Aldi, which opened its first Australian store in 2001, says its products are 25 per cent to 40 per cent cheaper than competitors and plans to add 25 outlets this year to its existing 250. Coles said it has reduced prices on 5000 products - about 20 per cent of its inventory - in the past six weeks.
Australian discounts are in contrast to rising global food prices, which fuelled the unrest that toppled regimes in Egypt and Tunisia and pushed Libya toward civil war.
The World Bank said last month that 44 million people have been pushed into extreme poverty since June as food shortages lifted a United Nations gauge of world prices to a record.

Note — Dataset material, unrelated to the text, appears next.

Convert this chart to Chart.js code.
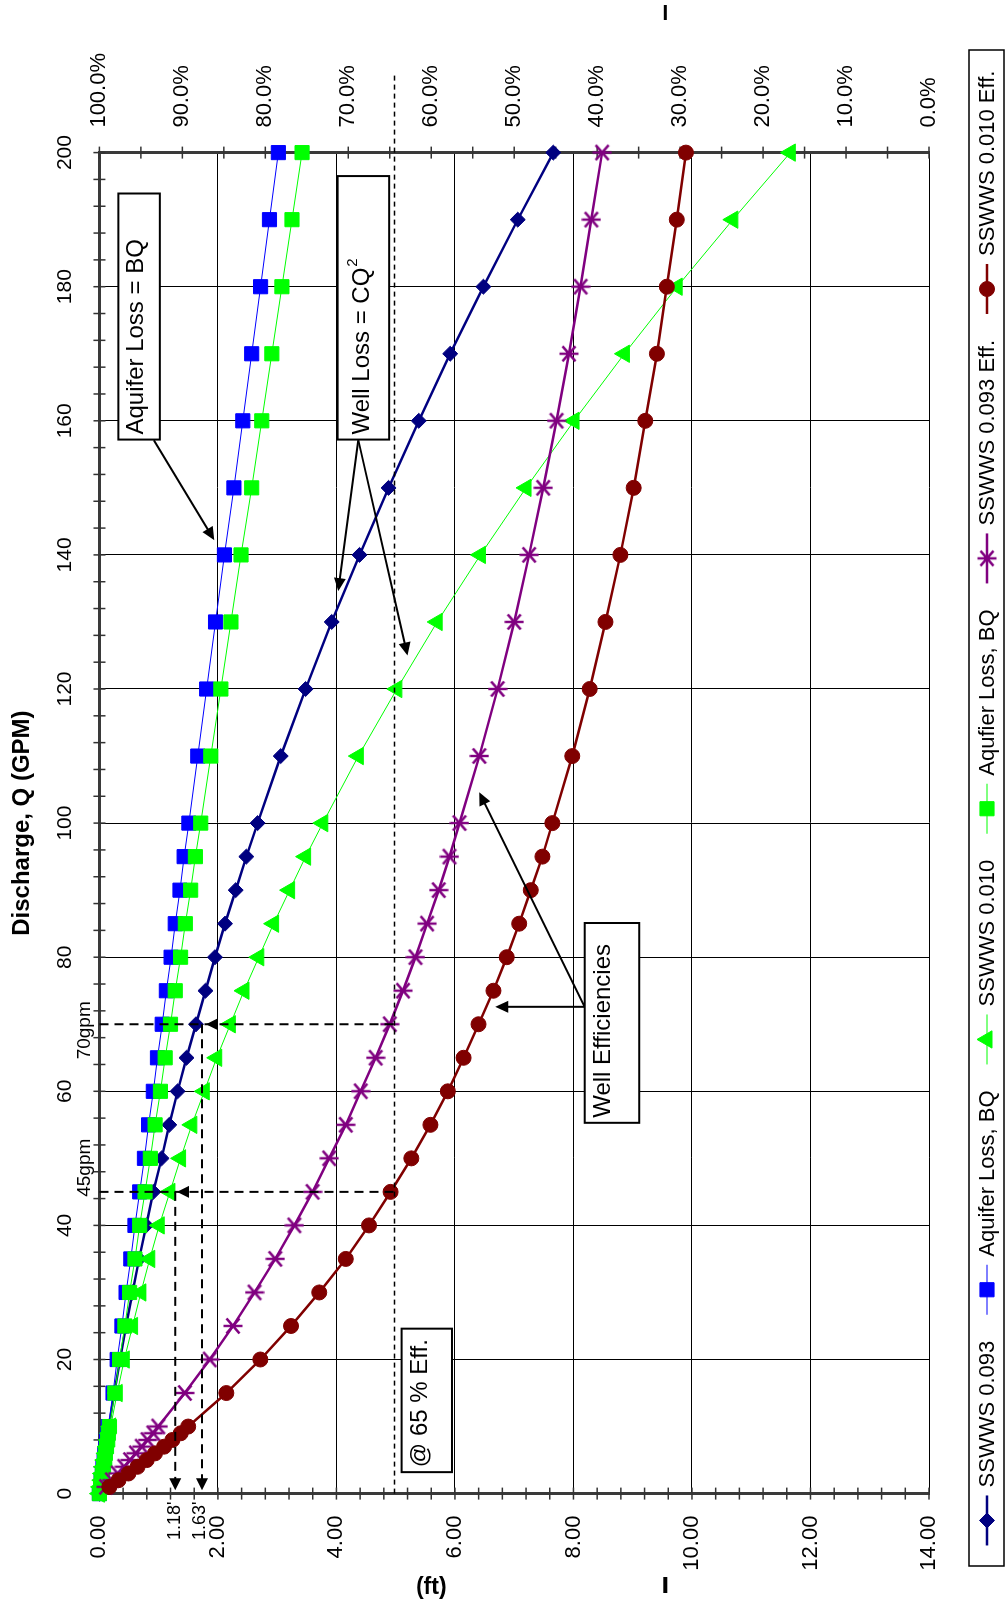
<!DOCTYPE html>
<html>
<head>
<meta charset="utf-8">
<title>Drawdown vs Discharge</title>
<script src="https://cdn.jsdelivr.net/npm/chart.js"></script>
<style>
body { margin: 0; width: 1006px; height: 1606px; overflow: hidden; background: #fff; }
/* chart is laid out landscape, then turned a quarter turn counter-clockwise */
#wrap {
  position: absolute; left: 0; top: 0;
  width: 1606px; height: 1006px;
  transform-origin: 0 0;
  transform: translate(0px, 1606px) rotate(-90deg);
}
</style>
</head>
<body>
<div id="wrap"><canvas id="chart" width="1606" height="1006"></canvas></div>

<script>
// discharge, gpm
const discharge = [0,1,2,3,4,5,6,7,8,9,10,15,20,25,30,35,40,45,50,55,60,65,70,75,80,85,90,95,100,110,120,130,140,150,160,170,180,190,200];

// drawdown, ft
const total093   = [0,0.02,0.03,0.05,0.06,0.08,0.09,0.11,0.13,0.15,0.16,0.25,0.35,0.45,0.56,0.67,0.79,0.91,1.05,1.18,1.32,1.47,1.63,1.79,1.95,2.12,2.30,2.48,2.67,3.06,3.48,3.92,4.39,4.88,5.39,5.92,6.48,7.06,7.66];
const aquifer093 = [0,0.02,0.03,0.05,0.06,0.08,0.09,0.11,0.12,0.14,0.15,0.23,0.30,0.38,0.45,0.53,0.60,0.68,0.76,0.83,0.91,0.98,1.06,1.13,1.21,1.28,1.36,1.43,1.51,1.66,1.81,1.96,2.11,2.27,2.42,2.57,2.72,2.87,3.02];
const total010   = [0,0.02,0.04,0.05,0.07,0.09,0.11,0.13,0.15,0.17,0.19,0.30,0.42,0.56,0.70,0.85,1.01,1.19,1.37,1.56,1.77,1.98,2.21,2.44,2.69,2.94,3.21,3.48,3.77,4.37,5.02,5.70,6.43,7.20,8.01,8.86,9.75,10.69,11.66];
const aquifer010 = [0,0.02,0.03,0.05,0.07,0.09,0.10,0.12,0.14,0.15,0.17,0.26,0.34,0.43,0.51,0.60,0.68,0.77,0.86,0.94,1.03,1.11,1.20,1.28,1.37,1.45,1.54,1.62,1.71,1.88,2.05,2.22,2.39,2.57,2.74,2.91,3.08,3.25,3.42];

// well efficiency, %
const eff093 = [null,99.2,98.5,97.8,97.0,96.3,95.6,94.9,94.2,93.5,92.9,89.7,86.7,83.9,81.3,78.8,76.5,74.3,72.3,70.3,68.5,66.7,65.0,63.4,61.9,60.5,59.1,57.8,56.6,54.2,52.0,50.0,48.2,46.5,44.9,43.4,42.0,40.7,39.4];
const eff010 = [null,98.8,97.7,96.5,95.4,94.3,93.3,92.2,91.2,90.2,89.3,84.7,80.6,76.9,73.5,70.3,67.5,64.9,62.4,60.1,58.0,56.1,54.3,52.5,50.9,49.4,48.0,46.6,45.4,43.0,40.9,39.0,37.2,35.6,34.2,32.8,31.6,30.4,29.3];

const seriesNames = ['SSWWS 0.093', 'Aquifer Loss, BQ', 'SSWWS 0.010', 'Aqufier Loss, BQ', 'SSWWS 0.093 Eff.', 'SSWWS 0.010 Eff.'];

const FONT = "'Liberation Sans', Arial, sans-serif";
Chart.defaults.font.family = FONT;
Chart.defaults.color = '#000';

const pts = arr => discharge.map((q, i) => ({ x: q, y: arr[i] }));

// Excel style asterisk marker
function starMarker(color) {
  const c = document.createElement('canvas');
  c.width = 20; c.height = 20;
  const g = c.getContext('2d');
  g.strokeStyle = color; g.lineWidth = 2.4;
  g.beginPath();
  g.moveTo(10, 0.5); g.lineTo(10, 19.5);
  g.moveTo(2.5, 3.5); g.lineTo(17.5, 16.5);
  g.moveTo(17.5, 3.5); g.lineTo(2.5, 16.5);
  g.stroke();
  return c;
}

function line(ctx, x0, y0, x1, y1) {
  ctx.beginPath(); ctx.moveTo(x0, y0); ctx.lineTo(x1, y1); ctx.stroke();
}

function head(ctx, xt, yt, xf, yf, len, wid) {
  const a = Math.atan2(yt - yf, xt - xf);
  const c = Math.cos(a), s = Math.sin(a);
  ctx.beginPath();
  ctx.moveTo(xt, yt);
  ctx.lineTo(xt - len * c + wid / 2 * s, yt - len * s - wid / 2 * c);
  ctx.lineTo(xt - len * c - wid / 2 * s, yt - len * s + wid / 2 * c);
  ctx.closePath();
  ctx.fill();
}

// cross ticks on the three axes
const tickPlugin = {
  id: 'crossTicks',
  beforeDatasetsDraw(chart) {
    const { ctx, chartArea: a, scales } = chart;
    ctx.save();
    ctx.strokeStyle = '#333'; ctx.lineWidth = 1.5;
    for (let q = 0; q <= 200; q += 4) {
      const x = scales.x.getPixelForValue(q);
      line(ctx, x, a.top - 6, x, a.top + 6);
    }
    for (let k = 0; k <= 35; k++) {
      const y = scales.y.getPixelForValue(k * 0.4);
      line(ctx, a.left - 6, y, a.left + 6, y);
    }
    for (let e = 0; e <= 100; e += 5) {
      const y = scales.y2.getPixelForValue(e);
      line(ctx, a.right - 6, y, a.right + 6, y);
    }
    ctx.restore();
  }
};

// drawn callouts, dashed guides and side labels
const notePlugin = {
  id: 'notes',
  afterDatasetsDraw(chart) {
    const ctx = chart.ctx;
    const X = q => chart.scales.x.getPixelForValue(q);
    const Y = f => chart.scales.y.getPixelForValue(f);
    ctx.save();
    ctx.fillStyle = '#000'; ctx.strokeStyle = '#000';

    // 65 % efficiency guide
    ctx.setLineDash([5, 4]); ctx.lineWidth = 1.5;
    line(ctx, X(0), Y(4.98), X(212), Y(4.98));

    // 70 gpm and 45 gpm guides
    ctx.setLineDash([9, 6]); ctx.lineWidth = 2;
    line(ctx, X(70), Y(0), X(70), Y(4.98));
    line(ctx, X(45), Y(0), X(45), Y(4.98));
    line(ctx, X(70), Y(1.73), X(0.9), Y(1.73));
    line(ctx, X(45), Y(1.28), X(0.9), Y(1.28));
    ctx.setLineDash([]);
    head(ctx, X(70), Y(1.80), X(70), Y(3), 12, 12);
    head(ctx, X(45), Y(1.31), X(45), Y(3), 12, 12);
    head(ctx, X(0.5), Y(1.73), X(20), Y(1.73), 12, 12);
    head(ctx, X(0.5), Y(1.28), X(20), Y(1.28), 12, 12);

    // solid arrows from the text boxes
    ctx.lineWidth = 2;
    const arrows = [
      [157.1, 0.92, 142.2, 1.94],
      [157.1, 4.37, 134.6, 4.03],
      [157.1, 4.37, 125.0, 5.20],
      [72.6, 8.19, 72.6, 6.68],
      [72.6, 8.19, 104.6, 6.41]
    ];
    arrows.forEach(([q0, f0, q1, f1]) => {
      const x0 = X(q0), y0 = Y(f0), x1 = X(q1), y1 = Y(f1);
      const a = Math.atan2(y1 - y0, x1 - x0);
      line(ctx, x0, y0, x1 - 10 * Math.cos(a), y1 - 10 * Math.sin(a));
      head(ctx, x1, y1, x0, y0, 13, 12);
    });

    // text boxes
    const boxes = [
      [157.2, 193.9, 0.32, 1.02, 'Aquifer Loss = BQ', ''],
      [157.2, 196.5, 4.02, 4.89, 'Well Loss = CQ', '2'],
      [55.3, 85.1, 8.19, 9.11, 'Well Efficiencies', ''],
      [3.2, 24.6, 5.10, 5.95, '@ 65 % Eff.', '']
    ];
    boxes.forEach(([q0, q1, f0, f1, txt, sup]) => {
      const x0 = X(q0), x1 = X(q1), y0 = Y(f0), y1 = Y(f1);
      ctx.fillStyle = '#fff';
      ctx.fillRect(x0, y0, x1 - x0, y1 - y0);
      ctx.lineWidth = 2; ctx.strokeStyle = '#000';
      ctx.strokeRect(x0, y0, x1 - x0, y1 - y0);
      ctx.fillStyle = '#000';
      ctx.font = '24px ' + FONT;
      ctx.textAlign = 'left'; ctx.textBaseline = 'alphabetic';
      const base = y0 + (sup ? 31 : 25);
      ctx.fillText(txt, x0 + 5, base);
      if (sup) {
        const w = ctx.measureText(txt).width;
        ctx.font = '15px ' + FONT;
        ctx.fillText(sup, x0 + 6 + w, base - 12);
      }
    });

    // small labels
    ctx.font = '19px ' + FONT;
    ctx.textBaseline = 'middle';
    ctx.textAlign = 'center';
    ctx.fillText('70gpm', X(69.1), Y(-0.24));
    ctx.fillText('45gpm', X(48.6), Y(-0.24));
    ctx.font = '18px ' + FONT;
    ctx.textAlign = 'right';
    ctx.fillText("1.18'", X(-1.2), Y(1.28));
    ctx.fillText("1.63'", X(-1.2), Y(1.70));

    // left axis title remnant
    ctx.save();
    ctx.translate(18.5, Y(5.6));
    ctx.rotate(Math.PI / 2);
    ctx.font = 'bold 23px ' + FONT;
    ctx.textAlign = 'center';
    ctx.fillText('(ft)', 0, 0);
    ctx.restore();
    ctx.fillRect(13, Y(9.55) - 2, 16, 4);
    ctx.fillRect(1586, Y(9.55) - 1.5, 15, 3);

    ctx.restore();
  }
};

// boxed legend row under the plot
const legendPlugin = {
  id: 'boxLegend',
  afterDraw(chart) {
    const ctx = chart.ctx;
    ctx.save();
    ctx.font = '22px ' + FONT;
    const sym = 50, gap = 8, sep = 26, cy = 987;
    const sets = chart.data.datasets;
    const widths = sets.map(ds => ctx.measureText(ds.label).width);
    const total = widths.reduce((s, w) => s + sym + gap + w, 0) + sep * (sets.length - 1);
    ctx.lineWidth = 1.5; ctx.strokeStyle = '#000';
    ctx.strokeRect(40, 969, 1516, 35);
    let x = 798 - total / 2;
    sets.forEach((ds, i) => {
      ctx.strokeStyle = ds.borderColor; ctx.lineWidth = ds.borderWidth;
      line(ctx, x, cy, x + sym, cy);
      ctx.fillStyle = ds.backgroundColor; ctx.strokeStyle = ds.borderColor; ctx.lineWidth = 1;
      Chart.helpers.drawPoint(ctx, { pointStyle: ds.pointStyle, radius: ds.pointRadius, rotation: 0, borderWidth: 1 }, x + sym / 2, cy);
      ctx.fillStyle = '#000';
      ctx.textAlign = 'left'; ctx.textBaseline = 'middle';
      ctx.fillText(ds.label, x + sym + gap, cy + 1);
      x += sym + gap + widths[i] + sep;
    });
    ctx.restore();
  }
};

function series(i, arr, axis, color, width, style, radius) {
  return {
    label: seriesNames[i], data: pts(arr), yAxisID: axis,
    borderColor: color, backgroundColor: color, borderWidth: width,
    pointStyle: style, pointRadius: radius, pointBorderWidth: 1,
    pointBackgroundColor: color, pointBorderColor: color,
    tension: 0, clip: false, order: 6 - i
  };
}

new Chart(document.getElementById('chart'), {
  type: 'line',
  data: {
    datasets: [
      series(0, total093, 'y', '#000080', 2.5, 'rectRot', 7.5),
      series(1, aquifer093, 'y', '#0000ff', 1, 'rect', 10),
      series(2, total010, 'y', '#00ff00', 1, 'triangle', 10),
      series(3, aquifer010, 'y', '#00ff00', 1, 'rect', 10),
      series(4, eff093, 'y2', '#800080', 2.5, starMarker('#800080'), 10),
      series(5, eff010, 'y2', '#800000', 2.5, 'circle', 7.5)
    ]
  },
  options: {
    responsive: false,
    animation: false,
    devicePixelRatio: 1,
    events: [],
    layout: { padding: { top: 0, left: 0, right: 0, bottom: 77 } },
    plugins: { legend: { display: false }, tooltip: { enabled: false } },
    scales: {
      x: {
        type: 'linear', position: 'top', min: 0, max: 200,
        ticks: { stepSize: 20, padding: 22, font: { size: 21 }, maxRotation: 0, autoSkip: false },
        grid: { color: '#000', lineWidth: 1, drawTicks: false },
        border: { color: '#3a3a3a', width: 3 },
        title: { display: true, text: 'Discharge, Q (GPM)', font: { size: 24, weight: 'bold' }, padding: { top: 8, bottom: 0 } },
        afterFit(s) { s.height = 99.4; s.paddingLeft = 0; s.paddingRight = 0; }
      },
      y: {
        type: 'linear', position: 'left', reverse: true, min: 0, max: 14,
        ticks: { stepSize: 2, padding: 22, font: { size: 22 }, callback: v => v.toFixed(2) },
        grid: { color: '#000', lineWidth: 1, drawTicks: false },
        border: { color: '#3a3a3a', width: 3 },
        afterFit(s) { s.width = 112.4; s.paddingTop = 0; s.paddingBottom = 0; }
      },
      y2: {
        type: 'linear', position: 'right', min: 0, max: 100,
        ticks: { stepSize: 10, padding: 25, font: { size: 22 }, callback: v => v.toFixed(1) + '%' },
        grid: { drawOnChartArea: false, drawTicks: false },
        border: { color: '#3a3a3a', width: 3 },
        afterFit(s) { s.width = 152.6; s.paddingTop = 0; s.paddingBottom = 0; }
      }
    }
  },
  plugins: [tickPlugin, notePlugin, legendPlugin]
});
</script>
</body>
</html>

While Australian supermarkets promised to absorb the price cuts on their self-labelled milk, the reductions hurt processors like New Zealand's Fonterra and Kirin Holdings who lose sales of more-expensive branded products. In turn, they're expected to pass on cuts to farmers in negotiations for annual supply contracts starting in July, said Luke Mathews, a commodity strategist at Commonwealth Bank.
Farmer Brian Tessmann said he earned about A56c a litre on branded milk and about A40c on unbranded milk and needed average prices above A50c to break even. Some farms get as little as A20c a litre, he says.
"We will be the collateral damage as supermarkets try to get more people through the door to buy milk cheaper than water," said Tessmann, 53, as he walked through dairy sheds at his property in Coolabunia, where the family has milked cows for 100 years.
"We might have to give dairying away."
Parliament called supermarket executives to an inquiry this week to explain how the price cuts would affect the industry, the Senate economics committee said.
Prime Minister Julia Gillard's Labor Government relies on support from four non-party lawmakers, two of whom represent areas that list dairying as a main industry. Australian dairy farmers are struggling with high feed costs after droughts, then record floods, destroyed crops.
The cut in the price of unbranded milk has boosted milk sales by as much as 20 per cent, Wesfarmers chief executive Richard Goyder has said.
"It is a well-trodden path to pick out a particular product and reduce its price to get foot traffic," said Will Seddon at White Funds Management in Sydney. "They will make up the losses through higher prices on other products."
Woolworths had no option but to match Coles and has also vowed to absorb the cost, company spokesman Simon Berger said.
"I spare a thought for farmers, but I have three children under 4 and we go through about eight litres of milk a week," said Eloise Parry, a stay-at-home mother, as she shopped at Coles in the Canberra suburb of Curtin.
"The cheaper prices are too attractive."